The .220 Swift was discontinued by Winchester only eight years later. It was already banned in several states for hunting deer and similar animals. One thing we can say for sure, that anecdote, on top of the Swift’s other travails, wouldn’t have helped it.
For the record, I cannot think of a single use for the .220 Swift on a normal hunting safari, although I admire the cartridge greatly for doing what it was designed for, and doing it superbly well. Even after almost 90 years—wildcats and short-lived wonders like the .22 WSSM aside—no cartridge has come along that can do what it will do.
What about today’s heavy-for-caliber bullets in .224—the 60- and 70- and even 90-grain bullets some are using for long-range shooting? I still can’t think of a use for one in Africa. Sorry.
One has to admire Ruark for putting that story in print, in gory detail. It paints a grim picture of the Swift, but does not flatter Ruark by any means. At best, he looks like a beginner who took bad advice—which, in fact, is exactly what he was.
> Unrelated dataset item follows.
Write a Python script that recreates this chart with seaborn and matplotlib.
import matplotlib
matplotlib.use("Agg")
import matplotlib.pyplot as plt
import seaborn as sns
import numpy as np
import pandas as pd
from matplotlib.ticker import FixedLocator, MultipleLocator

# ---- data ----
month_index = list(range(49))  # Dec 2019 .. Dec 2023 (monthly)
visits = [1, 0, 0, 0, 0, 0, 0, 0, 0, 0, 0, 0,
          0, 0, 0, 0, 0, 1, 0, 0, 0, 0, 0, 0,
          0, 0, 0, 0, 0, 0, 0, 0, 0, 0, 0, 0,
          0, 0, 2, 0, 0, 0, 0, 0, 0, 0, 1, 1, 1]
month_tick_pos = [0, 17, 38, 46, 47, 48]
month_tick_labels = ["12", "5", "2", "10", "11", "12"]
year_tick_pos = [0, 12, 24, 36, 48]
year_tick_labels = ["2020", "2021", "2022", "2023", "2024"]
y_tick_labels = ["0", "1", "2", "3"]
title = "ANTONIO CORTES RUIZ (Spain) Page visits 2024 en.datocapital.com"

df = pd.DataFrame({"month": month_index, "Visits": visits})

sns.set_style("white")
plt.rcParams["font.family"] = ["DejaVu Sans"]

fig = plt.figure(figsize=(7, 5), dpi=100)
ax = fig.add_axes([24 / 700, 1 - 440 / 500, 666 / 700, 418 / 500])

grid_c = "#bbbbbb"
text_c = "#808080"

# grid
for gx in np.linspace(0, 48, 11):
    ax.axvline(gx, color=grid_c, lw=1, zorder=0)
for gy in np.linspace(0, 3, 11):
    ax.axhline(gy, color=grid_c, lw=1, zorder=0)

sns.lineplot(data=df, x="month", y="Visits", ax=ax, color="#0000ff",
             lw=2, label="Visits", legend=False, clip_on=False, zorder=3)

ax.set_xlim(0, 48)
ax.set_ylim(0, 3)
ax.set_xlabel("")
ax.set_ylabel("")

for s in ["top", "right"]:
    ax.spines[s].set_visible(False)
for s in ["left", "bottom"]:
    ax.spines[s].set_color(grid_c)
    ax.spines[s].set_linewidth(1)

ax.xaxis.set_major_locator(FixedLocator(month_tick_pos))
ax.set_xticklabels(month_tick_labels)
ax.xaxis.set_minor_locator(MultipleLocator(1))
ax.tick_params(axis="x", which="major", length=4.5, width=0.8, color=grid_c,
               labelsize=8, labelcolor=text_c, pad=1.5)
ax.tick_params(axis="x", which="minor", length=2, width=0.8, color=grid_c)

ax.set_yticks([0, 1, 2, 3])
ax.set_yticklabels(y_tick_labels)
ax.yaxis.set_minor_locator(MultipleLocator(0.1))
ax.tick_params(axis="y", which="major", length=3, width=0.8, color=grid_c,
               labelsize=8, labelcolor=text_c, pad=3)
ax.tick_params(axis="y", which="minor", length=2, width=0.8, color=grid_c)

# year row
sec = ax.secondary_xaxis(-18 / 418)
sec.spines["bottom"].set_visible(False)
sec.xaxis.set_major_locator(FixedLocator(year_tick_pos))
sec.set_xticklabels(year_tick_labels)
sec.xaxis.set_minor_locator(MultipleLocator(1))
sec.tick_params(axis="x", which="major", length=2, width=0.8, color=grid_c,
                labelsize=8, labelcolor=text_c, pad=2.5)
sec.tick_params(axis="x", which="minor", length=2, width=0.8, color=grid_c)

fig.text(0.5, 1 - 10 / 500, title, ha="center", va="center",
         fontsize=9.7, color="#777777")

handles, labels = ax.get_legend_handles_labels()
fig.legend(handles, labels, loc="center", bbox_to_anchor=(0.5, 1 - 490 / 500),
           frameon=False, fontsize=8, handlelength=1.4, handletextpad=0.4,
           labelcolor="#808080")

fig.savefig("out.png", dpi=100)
But at least he owned up to it.
(I can almost hear the salesman in the gun department of Abercrombie & Fitch in New York extolling the virtues of the .220 Swift for Africa. As if he’d know.)
To the best of my knowledge, no other hunter in far-off lands ever returned to mention any failure, of any kind, with whatever wunderkind cartridge he was using.
It’s ironic that in his attempt at total honesty, to tell the story of a safari as it actually was and “without all the derring-do,” Ruark handed his detractors (and ours) some rather potent ammunition with which to attack him. The story was quoted out of context, and only the hyena’s suffering was included, with no mention of Ruark’s own reaction and resolve never to make that mistake again. In a way, the hyena had the last laugh—which they are noted for.
Is there a moral? Yes: Be careful whose advice you take, and get to know all your rifles, intimately, before you board the plane.